The silly internal politics and point scoring is a cultural trait that has seriously negative implications, not lease the creating of highly negative unwritten rules that sit below the surface and influence behaviour and decision making.

Yet workplace culture is so much more. It literally underpins success or failure. It directly impacts on reputation, it helps with efforts to keep people happy during their working day or makes them thoroughly miserable and just wanting to tun up, do their job and get home. It is a well-researched and known fact that culture and leadership are intrinsically linked and that the behaviours leaders tolerate and display shape the culture. By overseeing a reduction in commitment to workplace culture they signal that they do not see it as important. Commitment is not the same as the amount of resource. Being true to your principles and values are not resource dependant. Commitment to wanting a workplace culture that maintains or improves individual morale should not be an item on the resourcing agenda but a leadership focus that becomes more than a project of work for the HR department.

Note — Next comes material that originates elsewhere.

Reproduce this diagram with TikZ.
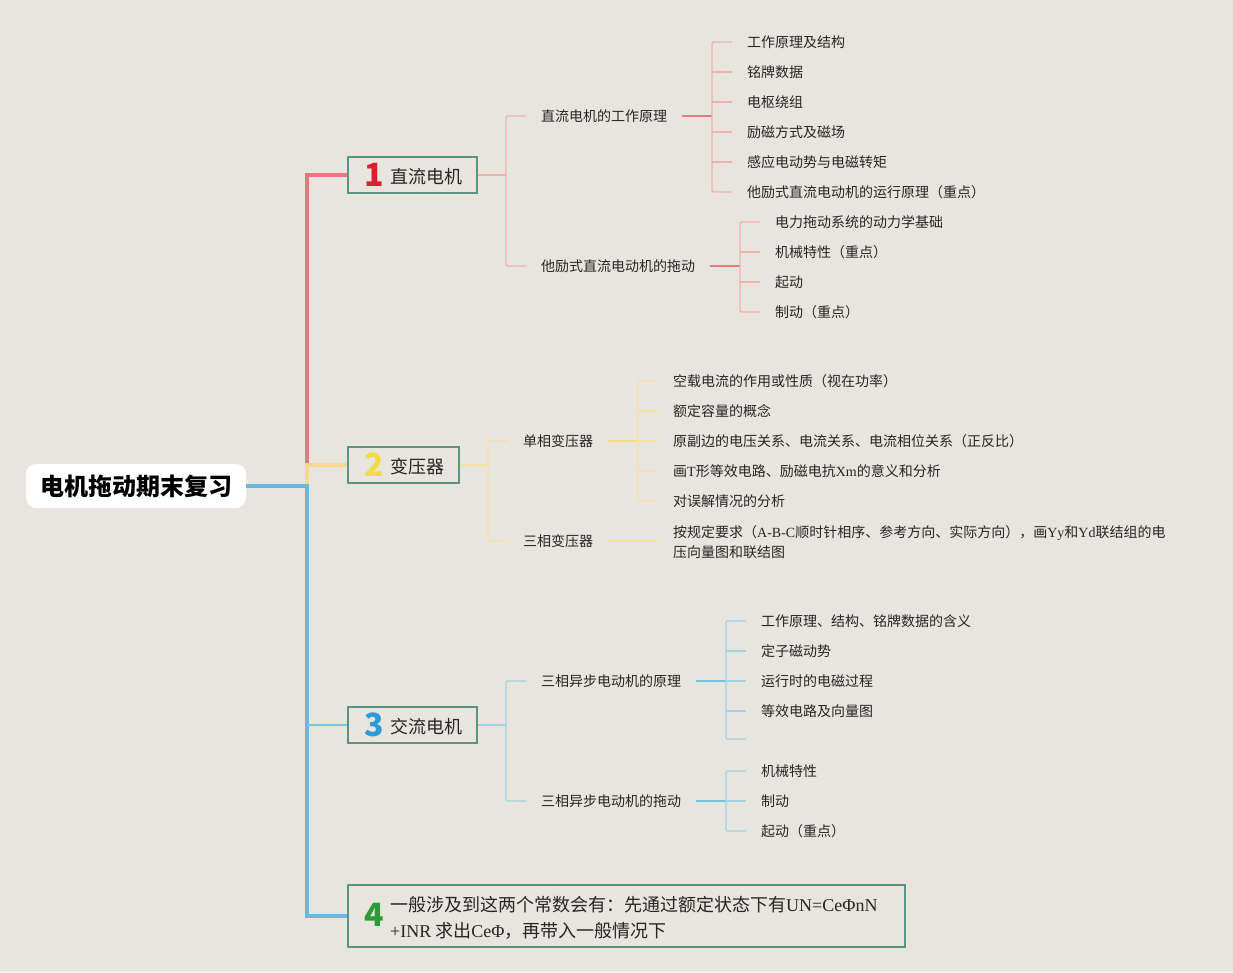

Our approach to supporting the development of workplace culture is very much focused on sustainability for the organisations we work with. Ultimately it requires the organisation to continue on the journey we help them start. This should see the health of workplace culture regularly monitored at a variety of levels and continual engagement and dialogue across the workforce to tackle any looming or predicted issues early

If workplace culture has been a programme of work in your organisation, consider who lead it, why it was done and was it a quick fix that had a shelf life? More importantly, will the focus be or has been maintained or does that purely rely on personalities?

Does a focus on the health of your workplace culture and any positive activities to improve it sit at the core of what you do – regardless of whether individual leadership comes and go?

An organisations culture, and all it entails can potentially impact adversely for many years after they have gone.